**Your task:**
Retype nothing but the lines from the start of the material up to and including the line with "1.6e6, 9.8e5, 7.8e5]". Pictures don't belong in the copy.

**Information provided:**

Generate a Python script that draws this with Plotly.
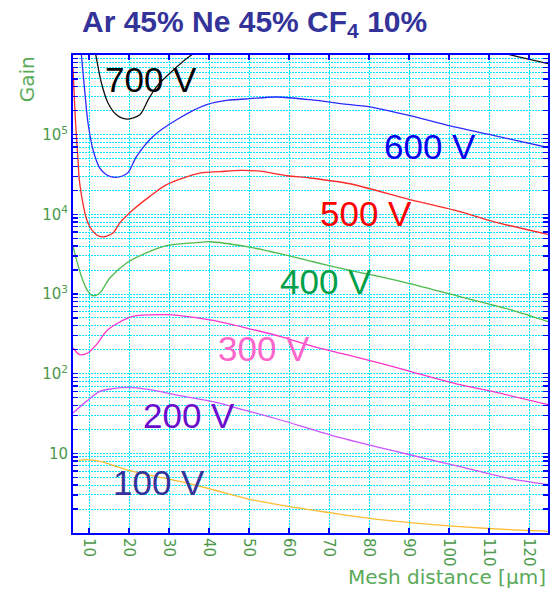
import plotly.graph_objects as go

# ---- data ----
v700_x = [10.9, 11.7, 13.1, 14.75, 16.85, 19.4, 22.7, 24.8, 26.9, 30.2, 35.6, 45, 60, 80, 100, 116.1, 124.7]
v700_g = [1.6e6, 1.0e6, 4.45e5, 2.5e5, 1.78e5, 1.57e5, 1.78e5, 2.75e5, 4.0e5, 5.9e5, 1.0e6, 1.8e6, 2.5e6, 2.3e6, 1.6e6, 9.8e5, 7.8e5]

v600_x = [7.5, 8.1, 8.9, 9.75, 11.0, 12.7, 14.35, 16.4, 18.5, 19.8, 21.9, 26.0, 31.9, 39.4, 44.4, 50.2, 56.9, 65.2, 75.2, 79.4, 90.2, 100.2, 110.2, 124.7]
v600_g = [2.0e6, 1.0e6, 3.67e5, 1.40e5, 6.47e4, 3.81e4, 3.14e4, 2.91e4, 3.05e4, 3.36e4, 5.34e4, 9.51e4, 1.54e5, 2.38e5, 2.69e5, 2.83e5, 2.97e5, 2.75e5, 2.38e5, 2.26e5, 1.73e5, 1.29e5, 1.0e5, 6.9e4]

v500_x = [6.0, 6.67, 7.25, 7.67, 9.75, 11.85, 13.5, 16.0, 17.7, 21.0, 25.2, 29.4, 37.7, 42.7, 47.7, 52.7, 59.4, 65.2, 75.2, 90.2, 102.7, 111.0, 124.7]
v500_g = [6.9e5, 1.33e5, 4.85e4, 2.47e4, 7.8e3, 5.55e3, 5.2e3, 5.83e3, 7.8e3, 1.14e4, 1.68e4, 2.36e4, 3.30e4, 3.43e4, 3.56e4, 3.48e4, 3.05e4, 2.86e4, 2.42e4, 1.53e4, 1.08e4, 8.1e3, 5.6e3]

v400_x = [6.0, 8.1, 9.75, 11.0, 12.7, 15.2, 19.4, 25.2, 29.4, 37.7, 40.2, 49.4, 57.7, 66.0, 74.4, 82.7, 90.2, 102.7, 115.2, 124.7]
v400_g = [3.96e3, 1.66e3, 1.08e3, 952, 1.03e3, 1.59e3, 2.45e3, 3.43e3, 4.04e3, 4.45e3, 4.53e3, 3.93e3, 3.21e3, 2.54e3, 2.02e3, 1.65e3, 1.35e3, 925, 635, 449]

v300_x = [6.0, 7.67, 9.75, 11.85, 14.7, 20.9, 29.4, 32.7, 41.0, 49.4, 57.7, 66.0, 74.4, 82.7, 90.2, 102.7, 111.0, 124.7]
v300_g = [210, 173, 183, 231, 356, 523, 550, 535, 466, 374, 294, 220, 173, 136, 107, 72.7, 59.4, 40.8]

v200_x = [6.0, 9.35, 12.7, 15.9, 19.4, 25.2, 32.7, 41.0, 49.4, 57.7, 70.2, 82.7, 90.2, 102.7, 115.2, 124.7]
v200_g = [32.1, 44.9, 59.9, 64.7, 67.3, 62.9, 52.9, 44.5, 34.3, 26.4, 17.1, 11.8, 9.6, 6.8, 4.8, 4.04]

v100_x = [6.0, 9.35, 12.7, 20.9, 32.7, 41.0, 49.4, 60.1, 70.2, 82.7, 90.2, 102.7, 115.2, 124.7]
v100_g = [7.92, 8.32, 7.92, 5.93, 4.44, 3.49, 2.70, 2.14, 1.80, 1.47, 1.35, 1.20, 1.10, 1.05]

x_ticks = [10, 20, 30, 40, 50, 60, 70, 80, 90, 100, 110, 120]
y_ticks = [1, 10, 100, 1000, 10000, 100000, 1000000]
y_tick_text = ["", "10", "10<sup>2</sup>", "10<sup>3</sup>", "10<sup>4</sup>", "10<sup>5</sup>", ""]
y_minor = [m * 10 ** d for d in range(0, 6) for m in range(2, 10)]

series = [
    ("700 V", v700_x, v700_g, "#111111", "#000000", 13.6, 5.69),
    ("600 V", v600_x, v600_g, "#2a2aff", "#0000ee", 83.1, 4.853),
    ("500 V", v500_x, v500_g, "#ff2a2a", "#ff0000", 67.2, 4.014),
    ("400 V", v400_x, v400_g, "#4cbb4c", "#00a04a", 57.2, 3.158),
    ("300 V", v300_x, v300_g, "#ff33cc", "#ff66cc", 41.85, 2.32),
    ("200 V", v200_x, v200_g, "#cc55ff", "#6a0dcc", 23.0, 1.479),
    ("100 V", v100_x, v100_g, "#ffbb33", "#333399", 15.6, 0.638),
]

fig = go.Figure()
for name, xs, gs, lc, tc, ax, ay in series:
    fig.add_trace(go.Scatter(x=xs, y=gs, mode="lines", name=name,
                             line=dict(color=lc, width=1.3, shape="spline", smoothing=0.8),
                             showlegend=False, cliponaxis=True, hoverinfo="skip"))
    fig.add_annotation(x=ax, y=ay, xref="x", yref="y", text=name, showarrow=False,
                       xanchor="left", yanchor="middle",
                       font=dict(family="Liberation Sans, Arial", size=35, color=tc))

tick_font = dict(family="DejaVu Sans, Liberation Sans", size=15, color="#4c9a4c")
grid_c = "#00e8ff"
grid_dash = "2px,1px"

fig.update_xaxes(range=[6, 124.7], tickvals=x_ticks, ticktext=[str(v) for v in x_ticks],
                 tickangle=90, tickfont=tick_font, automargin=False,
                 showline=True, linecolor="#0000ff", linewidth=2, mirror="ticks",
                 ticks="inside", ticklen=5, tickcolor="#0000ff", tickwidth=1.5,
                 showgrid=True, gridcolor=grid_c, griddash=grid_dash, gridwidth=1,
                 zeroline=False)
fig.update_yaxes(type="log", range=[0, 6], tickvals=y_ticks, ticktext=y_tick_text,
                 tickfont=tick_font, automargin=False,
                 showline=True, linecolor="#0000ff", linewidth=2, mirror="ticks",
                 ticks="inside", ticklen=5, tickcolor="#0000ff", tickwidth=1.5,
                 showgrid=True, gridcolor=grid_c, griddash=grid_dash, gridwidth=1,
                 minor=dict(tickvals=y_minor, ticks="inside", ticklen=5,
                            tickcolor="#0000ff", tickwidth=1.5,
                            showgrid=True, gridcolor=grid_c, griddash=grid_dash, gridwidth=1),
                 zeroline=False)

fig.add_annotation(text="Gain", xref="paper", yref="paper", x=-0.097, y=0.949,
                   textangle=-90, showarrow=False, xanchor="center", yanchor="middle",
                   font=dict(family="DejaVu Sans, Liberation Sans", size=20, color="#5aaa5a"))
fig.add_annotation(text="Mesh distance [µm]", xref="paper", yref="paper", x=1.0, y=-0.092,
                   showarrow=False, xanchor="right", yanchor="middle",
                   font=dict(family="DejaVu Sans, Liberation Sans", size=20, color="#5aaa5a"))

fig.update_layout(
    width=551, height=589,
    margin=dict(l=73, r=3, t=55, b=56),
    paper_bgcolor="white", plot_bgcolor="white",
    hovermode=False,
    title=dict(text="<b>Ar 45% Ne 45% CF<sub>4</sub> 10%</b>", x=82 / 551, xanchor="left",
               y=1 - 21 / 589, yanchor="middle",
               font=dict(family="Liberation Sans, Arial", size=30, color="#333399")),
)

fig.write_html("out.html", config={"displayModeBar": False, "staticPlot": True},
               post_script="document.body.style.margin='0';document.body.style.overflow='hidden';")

**Written reply:**
Generate a Python script that draws this with Plotly.
import plotly.graph_objects as go

# ---- data ----
v700_x = [10.9, 11.7, 13.1, 14.75, 16.85, 19.4, 22.7, 24.8, 26.9, 30.2, 35.6, 45, 60, 80, 100, 116.1, 124.7]
v700_g = [1.6e6, 1.0e6, 4.45e5, 2.5e5, 1.78e5, 1.57e5, 1.78e5, 2.75e5, 4.0e5, 5.9e5, 1.0e6, 1.8e6, 2.5e6, 2.3e6, 1.6e6, 9.8e5, 7.8e5]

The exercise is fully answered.